Frente às manifestações em Brasília, o fraco presidente Temer, escondido nas brumas do Planalto, pediu a presença do exército nas ruas, ainda que felizmente por pouco tempo. As explicações ficaram por conta do responsável, o General Sérgio Etchegoyen, Ministro-chefe do Gabinete de Segurança da Presidência. Em 2014, este, com sua família, protestara contra afirmações da Comissão Nacional da Verdade envolvendo, durante o período militar, a participação na repressão de seu pai, Leo Guedes Etchegoyen e seu tio, Cyro Guedes Etchegoyen, este último possível responsável pela “casa da morte” de Petrópolis. Seu avô, Alcides Etchegoyen, em 1942, substituiu Filinto Müller no aparelho repressivo do Estado Novo e, contrário à nacionalização do petróleo, com sua Cruzada Democrática, em 1952, venceu as eleições no Clube Militar, frente ao nacionalista Estillac Leal.
O general Sérgio Etchegoyen também negou que a ABIN (ex-SNI), baixo seu comando, tenha espionado o Ministro do STF, Edson Fachin, como denunciou a direitista Veja. Estes dados ficam apenas como um lembrete. Café Filho, num primeiro momento considerado de esquerda, não se cansava de repetir: “Lembrai-vos de 37”, o golpe do Estado Novo. Poderíamos parafrasear: “Lembrai-vos de 64”. Mas isso, pelo momento, são indícios incipientes, diante dos quais há que ficar em guarda.
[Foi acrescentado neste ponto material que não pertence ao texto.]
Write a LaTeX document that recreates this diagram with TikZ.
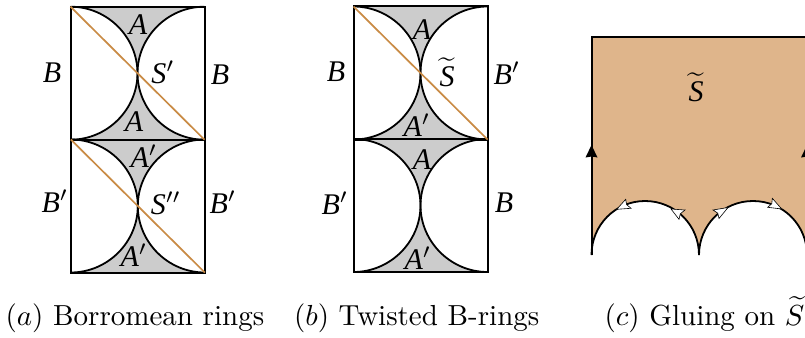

Entretanto, mais importante, não podemos esquecer outra direita, esta forte, fiel aos interesses do grande capital. Pelo momento, por falta de alternativa, sustenta o cambaleante governo Temer, que tenta servir a seus interesses. Até quando?
Esta direita tem o mesmo programa pelo mundo afora. O ortodoxo economista Carlos Alberto Sardenberg, num significativo artigo, “Que falta nos faz Macron” (O Globo, 15/6/2017), resume à perfeição esse modelito: “(Macron) confirmou sua agenda definida como ‘radical de centro’: reformas da Previdência e da legislação trabalhista, maior rigor e restrição na concessão de seguro-desemprego, tornar o ambiente de negócios mais amigável para os empreendedores e privatizações”. Mais adiante, no que chama “revolução democrática” pergunta: “Onde estará nosso Macron?” Para ele,“o candidato deve ser conservador em matéria de economia – equilíbrio das contas públicas, redução do tamanho do Estado, simplificação e redução da carga tributária, além das reformas. Em resumo, livre mercado e globalização – um sistema no qual a competição e a eficiência valham mais que as relações de bastidores com os governantes e seus partidos”. Estes últimos, tiro a conclusão, não passariam de serviçais do poder econômico. Vale ler o que a própria direita explicita em seus textos, para não sermos acusados de simplificar seu programa. Uma leitura atenta de O Globo, a Folha, Estadão, Veja ou Época, sem falar na pandilha da GloboNews, nos dá indícios significativos. Voltarei adiante ao caso brasileiro.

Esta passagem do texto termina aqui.